— start of INFORMATION PROVIDED —

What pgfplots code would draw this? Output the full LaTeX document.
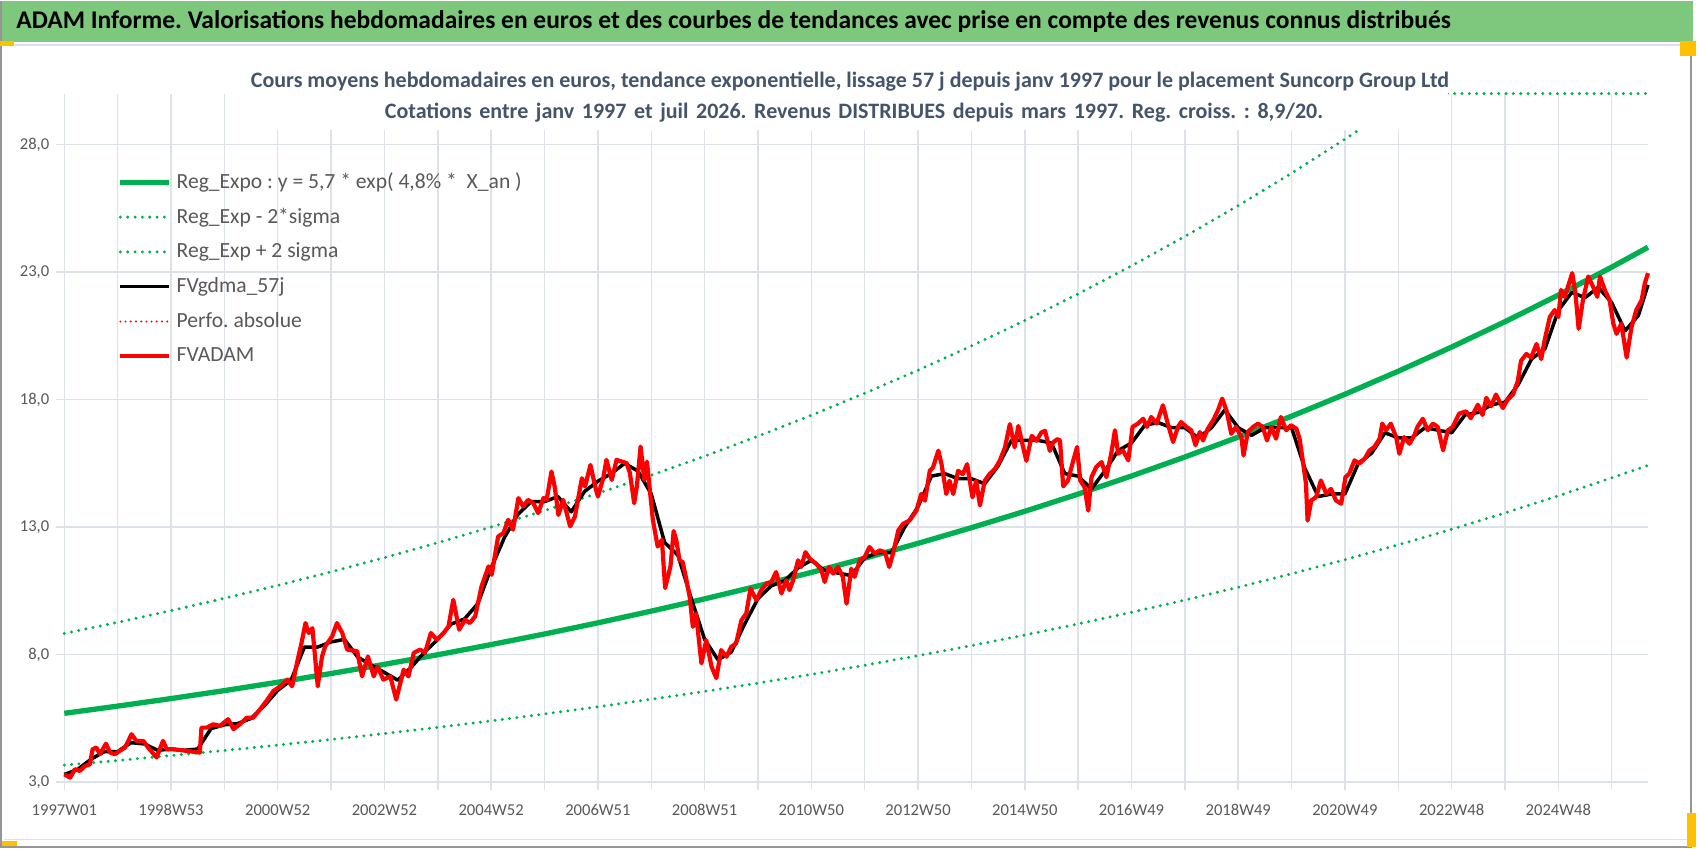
\documentclass[border=0pt]{standalone}
\usepackage{pgfplots}
\pgfplotsset{compat=1.18}
\usepackage{pgfplotstable}
\usepackage{fontspec}
\setmainfont{Carlito}
\definecolor{titlegreen}{RGB}{126,200,126}
\definecolor{regreen}{RGB}{0,176,80}
\definecolor{gridgray}{RGB}{221,225,232}
\definecolor{labgray}{RGB}{89,89,89}
\definecolor{subblue}{RGB}{68,84,106}
\definecolor{handle}{RGB}{255,192,0}
\definecolor{bordergray}{RGB}{150,150,150}

\pgfplotstableread{
t v
0 5.700
1 5.983
2 6.279
3 6.591
4 6.918
5 7.261
6 7.621
7 7.998
8 8.395
9 8.811
10 9.248
11 9.707
12 10.188
13 10.694
14 11.224
15 11.780
16 12.365
17 12.978
18 13.621
19 14.297
20 15.006
21 15.750
22 16.531
23 17.350
24 18.211
25 19.114
26 20.062
27 21.056
28 22.100
29 23.196
29.68 23.975
}\regtab

\pgfplotstableread{
t v
0 3.670
1 3.852
2 4.043
3 4.243
4 4.454
5 4.675
6 4.907
7 5.150
8 5.405
9 5.673
10 5.955
11 6.250
12 6.560
13 6.885
14 7.227
15 7.585
16 7.961
17 8.356
18 8.770
19 9.205
20 9.662
21 10.141
22 10.643
23 11.171
24 11.725
25 12.307
26 12.917
27 13.557
28 14.229
29 14.935
29.68 15.421
}\lowtab

\pgfplotstableread{
t v
0 8.830
1 9.268
2 9.727
3 10.210
4 10.716
5 11.248
6 11.805
7 12.391
8 13.005
9 13.650
10 14.327
11 15.037
12 15.783
13 16.566
14 17.387
15 18.249
16 19.154
17 20.104
18 21.101
19 22.147
20 23.246
21 24.398
22 25.608
23 26.878
24 28.211
25 29.610
25.27 30.000
26 30.000
27 30.000
28 30.000
29 30.000
29.68 30.000
}\uptab

\pgfplotstableread{
t v
0 3.30
0.25 3.50
0.5 3.90
0.75 4.20
1.0 4.20
1.25 4.55
1.5 4.50
1.75 4.25
2.0 4.30
2.25 4.25
2.5 4.30
2.75 5.10
3.0 5.25
3.25 5.30
3.5 5.50
3.75 6.00
4.0 6.60
4.25 7.00
4.5 8.30
4.75 8.30
5.0 8.50
5.25 8.60
5.5 7.90
5.75 7.60
6.0 7.30
6.25 7.00
6.5 7.50
6.75 8.10
7.0 8.60
7.25 9.20
7.5 9.40
7.75 10.00
8.0 11.40
8.25 12.60
8.5 13.50
8.75 14.00
9.0 14.00
9.25 14.20
9.5 13.60
9.75 14.40
10.0 14.80
10.25 15.10
10.5 15.50
10.75 15.20
11.0 14.30
11.25 12.40
11.5 11.90
11.75 10.20
12.0 8.60
12.25 7.80
12.5 8.10
12.75 9.20
13.0 10.20
13.25 10.70
13.5 10.90
13.75 11.40
14.0 11.70
14.25 11.30
14.5 11.20
14.75 11.10
15.0 11.80
15.25 12.00
15.5 12.00
15.75 13.00
16.0 13.80
16.25 15.00
16.5 15.10
16.75 14.90
17.0 14.90
17.25 14.70
17.5 15.40
17.75 16.40
18.0 16.40
18.25 16.40
18.5 16.30
18.75 15.10
19.0 15.00
19.25 14.50
19.5 15.20
19.75 16.00
20.0 16.30
20.25 17.00
20.5 17.10
20.75 16.90
21.0 16.90
21.25 16.50
21.5 16.90
21.75 17.60
22.0 16.90
22.25 16.60
22.5 16.90
22.75 16.90
23.0 16.90
23.25 15.30
23.5 14.20
23.75 14.30
24.0 14.30
24.25 15.50
24.5 15.90
24.75 16.70
25.0 16.50
25.25 16.50
25.5 16.90
25.75 16.80
26.0 16.70
26.25 17.40
26.5 17.50
26.75 17.80
27.0 17.90
27.25 18.60
27.5 19.60
27.75 20.00
28.0 21.50
28.25 22.20
28.5 22.00
28.75 22.40
29.0 21.80
29.25 20.70
29.5 21.30
29.68 22.50
}\smtab

\pgfplotstableread{
t v
0 3.31
0.11 3.18
0.2 3.51
0.29 3.44
0.39 3.64
0.48 3.70
0.53 4.29
0.6 4.36
0.67 4.10
0.78 4.51
0.86 4.16
0.95 4.10
1.04 4.23
1.14 4.36
1.26 4.88
1.35 4.62
1.48 4.62
1.57 4.36
1.73 3.97
1.85 4.62
1.92 4.29
2.04 4.29
2.29 4.23
2.54 4.16
2.57 5.14
2.67 5.14
2.79 5.27
2.92 5.21
3.07 5.47
3.17 5.08
3.29 5.27
3.42 5.53
3.54 5.53
3.67 5.86
3.79 6.19
3.92 6.58
4.05 6.76
4.18 7.02
4.27 6.76
4.36 7.67
4.45 8.50
4.52 9.24
4.58 8.85
4.65 9.04
4.75 6.76
4.83 7.93
4.89 8.33
5.02 8.72
5.11 9.24
5.21 8.85
5.30 8.20
5.49 8.13
5.58 7.15
5.69 7.93
5.80 7.15
5.87 7.54
5.98 7.02
6.11 7.15
6.22 6.24
6.36 7.41
6.45 7.15
6.55 8.07
6.67 8.20
6.76 8.07
6.87 8.85
6.98 8.59
7.11 8.85
7.20 9.11
7.29 10.15
7.40 8.98
7.51 9.37
7.60 9.24
7.70 9.50
7.82 10.68
7.95 11.46
8.01 11.13
8.13 12.63
8.23 12.77
8.32 13.29
8.41 12.90
8.51 14.14
8.60 13.81
8.69 14.07
8.79 13.94
8.88 13.55
8.98 14.14
9.04 14.07
9.13 15.18
9.19 14.59
9.26 13.48
9.35 14.07
9.48 13.03
9.57 13.42
9.70 14.92
9.76 14.59
9.86 15.44
9.95 14.59
10.00 14.20
10.10 14.92
10.16 15.64
10.26 14.85
10.35 15.64
10.45 15.57
10.54 15.51
10.60 15.12
10.68 13.94
10.73 14.59
10.80 16.16
10.87 14.85
10.92 15.57
11.03 13.29
11.12 12.24
11.20 12.50
11.26 10.61
11.36 11.46
11.42 12.85
11.47 12.48
11.53 11.70
11.59 11.63
11.66 10.92
11.72 10.27
11.78 9.09
11.84 9.61
11.94 7.66
12.03 8.57
12.13 7.53
12.22 7.08
12.31 8.18
12.41 7.92
12.50 8.31
12.59 8.44
12.69 9.35
12.78 9.61
12.86 10.59
12.97 10.14
13.06 10.53
13.16 10.79
13.25 10.85
13.34 11.24
13.44 10.40
13.53 10.92
13.59 10.53
13.66 10.92
13.75 11.70
13.81 11.44
13.89 12.02
13.97 11.76
14.09 11.57
14.19 11.31
14.25 10.85
14.33 11.44
14.41 11.18
14.50 11.44
14.59 11.05
14.66 10.00
14.75 11.37
14.81 11.05
14.91 11.70
15.00 11.83
15.09 12.22
15.19 11.96
15.28 12.09
15.38 12.02
15.46 11.44
15.53 11.96
15.63 12.87
15.72 13.13
15.84 13.26
15.97 13.65
16.06 14.30
16.13 14.04
16.22 15.21
16.28 15.34
16.38 16.00
16.44 15.47
16.53 14.30
16.59 14.82
16.66 14.30
16.75 15.21
16.84 15.08
16.92 15.47
17.02 14.17
17.09 14.82
17.16 13.85
17.25 14.82
17.34 15.08
17.44 15.28
17.53 15.60
17.63 16.13
17.72 17.04
17.81 16.13
17.88 16.97
17.97 16.13
18.03 15.60
18.13 16.58
18.22 16.39
18.31 16.71
18.38 16.78
18.47 15.99
18.53 16.32
18.61 16.45
18.66 16.40
18.72 14.60
18.81 14.83
18.91 15.62
18.98 16.14
19.04 14.83
19.12 14.57
19.19 13.65
19.25 14.96
19.34 15.36
19.44 15.55
19.53 14.96
19.62 15.88
19.69 16.80
19.75 15.88
19.84 16.01
19.94 15.62
20.02 16.93
20.12 17.06
20.22 17.25
20.29 16.93
20.37 17.32
20.47 17.06
20.59 17.78
20.68 17.06
20.78 16.34
20.87 16.93
20.93 17.12
21.03 16.93
21.12 16.80
21.20 16.21
21.28 16.73
21.34 16.40
21.43 16.86
21.53 17.19
21.62 17.58
21.70 18.04
21.78 17.58
21.87 16.66
21.96 16.93
22.06 16.53
22.10 15.81
22.18 16.73
22.28 16.93
22.37 17.06
22.46 16.93
22.54 16.40
22.62 16.93
22.71 16.47
22.80 17.32
22.90 16.80
22.99 17.00
23.09 16.86
23.15 16.47
23.21 15.62
23.27 14.70
23.30 13.26
23.37 14.05
23.46 14.18
23.55 14.83
23.65 14.31
23.74 14.50
23.83 14.05
23.93 13.92
24.01 14.96
24.08 15.09
24.18 15.62
24.27 15.49
24.37 15.68
24.46 16.01
24.55 16.14
24.65 16.47
24.70 17.06
24.77 16.80
24.86 17.06
24.96 16.53
25.02 15.88
25.11 16.53
25.21 16.27
25.30 16.60
25.36 16.93
25.46 17.25
25.55 16.80
25.65 17.06
25.74 16.93
25.84 16.01
25.93 16.80
26.02 16.93
26.14 17.45
26.27 17.54
26.36 17.27
26.49 17.80
26.58 17.40
26.65 18.07
26.74 17.74
26.83 18.20
26.96 17.67
27.05 18.00
27.15 18.20
27.24 18.73
27.30 19.52
27.40 19.79
27.49 19.65
27.59 20.18
27.68 19.59
27.74 20.31
27.84 21.24
27.93 21.51
28.00 21.24
28.05 22.30
28.12 22.03
28.18 22.43
28.26 22.96
28.32 22.17
28.38 20.78
28.46 21.90
28.56 22.83
28.65 22.43
28.73 22.03
28.78 22.83
28.87 22.30
28.96 21.90
29.03 20.98
29.09 20.58
29.18 20.98
29.28 19.65
29.37 20.84
29.46 21.51
29.56 21.90
29.62 22.56
29.68 22.96
}\fvtab

\begin{document}
\frenchspacing
\begin{tikzpicture}[x=1pt,y=1pt]
% background and frame
\fill[white] (0,0) rectangle (849,424);
\fill[titlegreen] (0,403.5) rectangle (846.5,424);
\draw[gridgray, line width=0.8pt] (1,402) -- (840,402);
\draw[bordergray, line width=0.9pt] (0.6,424) -- (0.6,1) -- (845.6,1) -- (845.6,404);
\draw[gridgray, line width=0.6pt] (2,4.5) -- (844,4.5);
\fill[handle] (0,401.5) rectangle (7,404);
\fill[handle] (840,396.5) rectangle (848,404);
\fill[handle] (1,1.5) rectangle (8.5,4);
\fill[handle] (843.5,1) rectangle (848,18);
\node[anchor=west, inner sep=0pt, font=\bfseries\fontsize{12.75}{14}\selectfont] at (8,413.5)
  {ADAM Informe. Valorisations hebdomadaires en euros et des courbes de tendances avec prise en compte des revenus connus distribués};
\begin{axis}[
  at={(32.15pt,33.35pt)}, anchor=south west,
  scale only axis, width=791.85pt, height=344.3pt,
  xmin=0, xmax=29.68, ymin=3, ymax=30,
  clip=false,
  axis line style={draw=none},
  xtick={0,2,...,28},
  xticklabels={1997W01,1998W53,2000W52,2002W52,2004W52,2006W51,2008W51,2010W50,2012W50,2014W50,2016W49,2018W49,2020W49,2022W48,2024W48},
  minor xtick={1,3,...,29},
  ytick={3,8,13,18,23,28},
  yticklabels={{3,0},{8,0},{13,0},{18,0},{23,0},{28,0}},
  xmajorgrids, xminorgrids, ymajorgrids,
  major grid style={gridgray, line width=0.75pt},
  minor grid style={gridgray, line width=0.75pt},
  tick align=outside, tick pos=left,
  major tick length=4pt, minor tick length=4pt,
  tick style={gridgray, line width=0.75pt},
  /pgf/number format/assume math mode=true,
  ticklabel style={font=\fontsize{8.3}{9}\selectfont, text=labgray},
  xticklabel style={yshift=-3.5pt},
  legend style={at={(0.0335,0.897)}, anchor=north west, draw=none, fill=none,
    inner sep=0pt, row sep=0pt,
    font=\fontsize{10.8}{12}\selectfont, text=labgray,
    nodes={inner xsep=2.6pt, inner ysep=0pt, minimum height=17.4pt}},
  legend cell align=left,
  legend image code/.code={\draw[#1] (0pt,0pt) -- (24.2pt,0pt);},
]
\addplot[regreen, line width=2.65pt] table[x=t,y=v] {\regtab};
\addlegendentry{Reg\_Expo : y = 5,7 * exp( 4,8\% *~ X\_an )}
\addplot[regreen, line width=1.65pt, line cap=round, dash pattern=on 0pt off 3.67pt] table[x=t,y=v] {\lowtab};
\addlegendentry{Reg\_Exp - 2*sigma}
\addplot[regreen, line width=1.65pt, line cap=round, dash pattern=on 0pt off 3.67pt] table[x=t,y=v] {\uptab};
\addlegendentry{Reg\_Exp + 2 sigma}
\addplot[black, line width=1.75pt, line join=round] table[x=t,y=v] {\smtab};
\addlegendentry{FVgdma\_57j}
\addlegendimage{red, line width=1.1pt, line cap=round, dash pattern=on 0pt off 2.6pt}
\addlegendentry{Perfo. absolue}
\addplot[red, line width=2.1pt, line join=round] table[x=t,y=v] {\fvtab};
\addlegendentry{FVADAM}
\end{axis}
% subtitle box (white) over plot top
\fill[white] (122.5,359.5) rectangle (724,396.5);
\node[align=center, inner sep=0pt, text=subblue, font=\bfseries\fontsize{11}{15.25}\selectfont] at (425,383.6)
  {Cours moyens hebdomadaires en euros, tendance exponentielle, lissage 57 j depuis janv 1997 pour le placement Suncorp Group Ltd};
\node[align=center, inner sep=0pt, text=subblue, font=\bfseries\fontsize{11}{15.25}\selectfont] at (427,368.3)
  {\spaceskip=3.8pt plus 1pt minus 0.5pt Cotations entre janv 1997 et juil 2026. Revenus DISTRIBUES depuis mars 1997. Reg. croiss. : 8,9/20.};
\end{tikzpicture}
\end{document}
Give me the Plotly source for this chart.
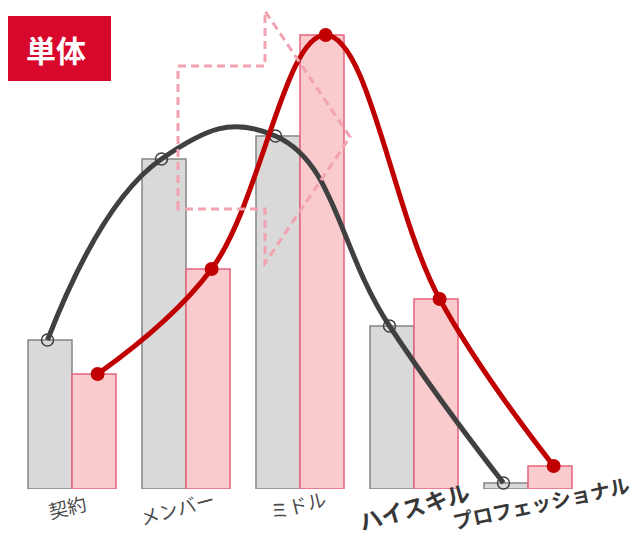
import plotly.graph_objects as go

categories = ["契約", "メンバー", "ミドル", "ハイスキル", "プロフェッショナル"]
gray_values = [14.9, 33.0, 35.3, 16.3, 0.6]
pink_values = [11.5, 22.0, 45.4, 19.0, 2.3]

# page body has an 8px margin; work in screen pixels and convert
OFF = 8
W, H = 641 - OFF, 539 - OFF
ML, MT, PW, PH = 15 - OFF, 9 - OFF, 570, 480
MR = W - ML - PW
MB = H - MT - PH


def px(s):
    return (s - OFF - ML) / PW


def py(s):
    return (H - MB - (s - OFF)) / PH


idx = list(range(len(categories)))
bw = 0.386

fig = go.Figure()
fig.add_bar(x=idx, y=gray_values, width=bw, offset=-bw,
            marker=dict(color="#d9d9d9", line=dict(color="#858585", width=1.5)),
            showlegend=False, hoverinfo="skip")
fig.add_bar(x=idx, y=pink_values, width=bw, offset=0,
            marker=dict(color="#f9cbcd", line=dict(color="#e6637d", width=1.5)),
            showlegend=False, hoverinfo="skip")

fig.add_scatter(x=[i - 0.215 for i in idx], y=gray_values, mode="lines+markers",
                line=dict(color="#404040", width=5, shape="spline", smoothing=1.3),
                marker=dict(symbol="circle-open", size=12, color="#404040", line=dict(width=1.5)),
                cliponaxis=False, showlegend=False, hoverinfo="skip")
fig.add_scatter(x=[i + 0.225 for i in idx], y=pink_values, mode="lines+markers",
                line=dict(color="#c00000", width=5, shape="spline", smoothing=1.1),
                marker=dict(symbol="circle", size=14, color="#c00000"),
                cliponaxis=False, showlegend=False, hoverinfo="skip")

# dashed arrow decoration
pts = [(178, 209), (178, 66), (265, 66), (265, 11), (350, 137), (265, 263), (265, 209)]
path = "M " + " L ".join(f"{px(a):.4f},{py(b):.4f}" for a, b in pts) + " Z"
fig.add_shape(type="path", path=path, xref="paper", yref="paper", layer="above",
              line=dict(color="#f2a2b0", width=3, dash="8px,5px"))

# label box
fig.add_shape(type="rect", xref="paper", yref="paper", x0=px(0), x1=px(111), y0=py(81), y1=py(16),
              fillcolor="#d7082c", line=dict(width=0), layer="above")
fig.add_annotation(x=px(56), y=py(49), xref="paper", yref="paper", text="<b>単体</b>",
                   xanchor="center", yanchor="middle", showarrow=False,
                   font=dict(size=30, color="white", family="Noto Sans CJK JP"))

label_style = [
    dict(size=19, color="#4a4a4a", bold=False, xs=-5, ys=-17, ang=-14),
    dict(size=19, color="#4a4a4a", bold=False, xs=-9, ys=-18, ang=-15),
    dict(size=19, color="#4a4a4a", bold=False, xs=-3, ys=-15, ang=-14),
    dict(size=23, color="#383838", bold=True, xs=0, ys=-17, ang=-16),
    dict(size=20, color="#383838", bold=True, xs=13, ys=-13, ang=-12),
]
for i, (cat, st) in enumerate(zip(categories, label_style)):
    txt = f"<b>{cat}</b>" if st["bold"] else cat
    fig.add_annotation(x=i, y=0, xref="x", yref="y", text=txt, showarrow=False,
                       xanchor="center", yanchor="middle",
                       xshift=st["xs"], yshift=st["ys"], textangle=st["ang"],
                       font=dict(size=st["size"], color=st["color"], family="Noto Sans CJK JP"))

fig.update_layout(
    width=W, height=H, margin=dict(l=ML, r=MR, t=MT, b=MB),
    plot_bgcolor="white", paper_bgcolor="white",
    xaxis=dict(range=[-0.5, 4.5], visible=False, fixedrange=True),
    yaxis=dict(range=[0, 48], visible=False, fixedrange=True),
    showlegend=False,
)

fig.write_html("out.html")
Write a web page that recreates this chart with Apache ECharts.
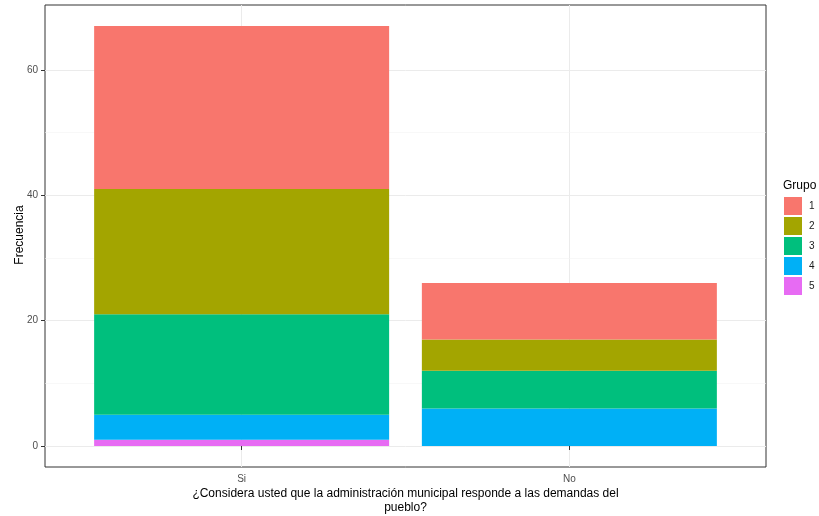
<!DOCTYPE html>
<html>
<head>
<meta charset="utf-8">
<script src="https://cdn.jsdelivr.net/npm/echarts@6/dist/echarts.min.js"></script>
<style>html,body{margin:0;padding:0;background:#fff}#c{width:819px;height:516px}</style>
</head>
<body>
<div id="c"></div>
<script>
const categories = ['Si', 'No'];
const groups = ['1', '2', '3', '4', '5'];
const colors = ['#F8766D', '#A3A500', '#00BF7D', '#00B0F6', '#E76BF3'];
const grupo1 = [26, 9];
const grupo2 = [20, 5];
const grupo3 = [16, 6];
const grupo4 = [4, 6];
const grupo5 = [1, 0];
const yTicks = [0, 20, 40, 60];
const yMinor = [10, 30, 50];
const values = [grupo1, grupo2, grupo3, grupo4, grupo5];

const font = 'Liberation Sans, Arial, sans-serif';
const chart = echarts.init(document.getElementById('c'), null, {renderer: 'canvas'});

const series = [];
for (let g = groups.length - 1; g >= 0; g--) {
  series.push({
    name: groups[g],
    type: 'bar',
    stack: 'total',
    barWidth: 295,
    itemStyle: {color: colors[g]},
    emphasis: {disabled: true},
    encode: {x: 1, y: 0},
    data: categories.map((c, i) => [values[g][i], i + 1])
  });
}
// minor grid lines
series.push({
  type: 'line', data: [], silent: true, z: 0,
  markLine: {
    silent: true, symbol: 'none', label: {show: false}, z: 0,
    lineStyle: {color: '#f4f4f4', width: 0.6, type: 'solid'},
    data: yMinor.map(v => ({yAxis: v}))
  }
});

chart.setOption({
  animation: false,
  backgroundColor: '#fff',
  textStyle: {fontFamily: font},
  grid: {left: 45, top: 5, right: 53, bottom: 49, show: true, borderColor: '#333333', borderWidth: 1, backgroundColor: 'transparent'},
  legend: {
    orient: 'vertical', left: 784, top: 197, padding: 0,
    itemWidth: 18, itemHeight: 18, itemGap: 2,
    icon: 'rect', selectedMode: false,
    data: groups,
    textStyle: {fontSize: 10, color: '#1a1a1a', fontFamily: font, padding: [0, 0, 0, 2]}
  },
  xAxis: {
    type: 'value', min: 0.4, max: 2.6,
    axisLine: {show: false},
    axisTick: {show: true, length: 4, lineStyle: {color: '#333333'}, customValues: [1, 2]},
    axisLabel: {customValues: [1, 2], formatter: v => categories[Math.round(v) - 1] || '', color: '#4d4d4d', fontSize: 10, margin: 7, fontFamily: font},
    splitLine: {show: true, lineStyle: {color: '#ebebeb', width: 1}}
  },
  yAxis: {
    type: 'value', min: -3.35, max: 70.35,
    axisLine: {show: false},
    axisTick: {show: true, length: 4, lineStyle: {color: '#333333'}, customValues: yTicks},
    axisLabel: {customValues: yTicks, color: '#4d4d4d', fontSize: 10, margin: 7, fontFamily: font},
    splitLine: {show: true, lineStyle: {color: '#ebebeb', width: 1}}
  },
  graphic: [
    {type: 'text', left: 783, top: 180, style: {text: 'Grupo', fontSize: 12, fill: '#000', fontFamily: font}},
    {type: 'text', x: 19.5, y: 235, rotation: Math.PI / 2, style: {text: 'Frecuencia', fontSize: 12, fill: '#000', fontFamily: font, align: 'center', verticalAlign: 'middle'}},
    {type: 'text', x: 405.5, y: 487, style: {text: '¿Considera usted que la administración municipal responde a las demandas del\npueblo?', fontSize: 12, lineHeight: 13.5, fill: '#000', fontFamily: font, align: 'center', verticalAlign: 'top'}}
  ],
  series: series
});
</script>
</body>
</html>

— end of INFORMATION PROVIDED —

--- OBJECTIVE ---
Your reply is one number: how many lines of the records above contain the word "page".

--- THE RESPONSE ---
2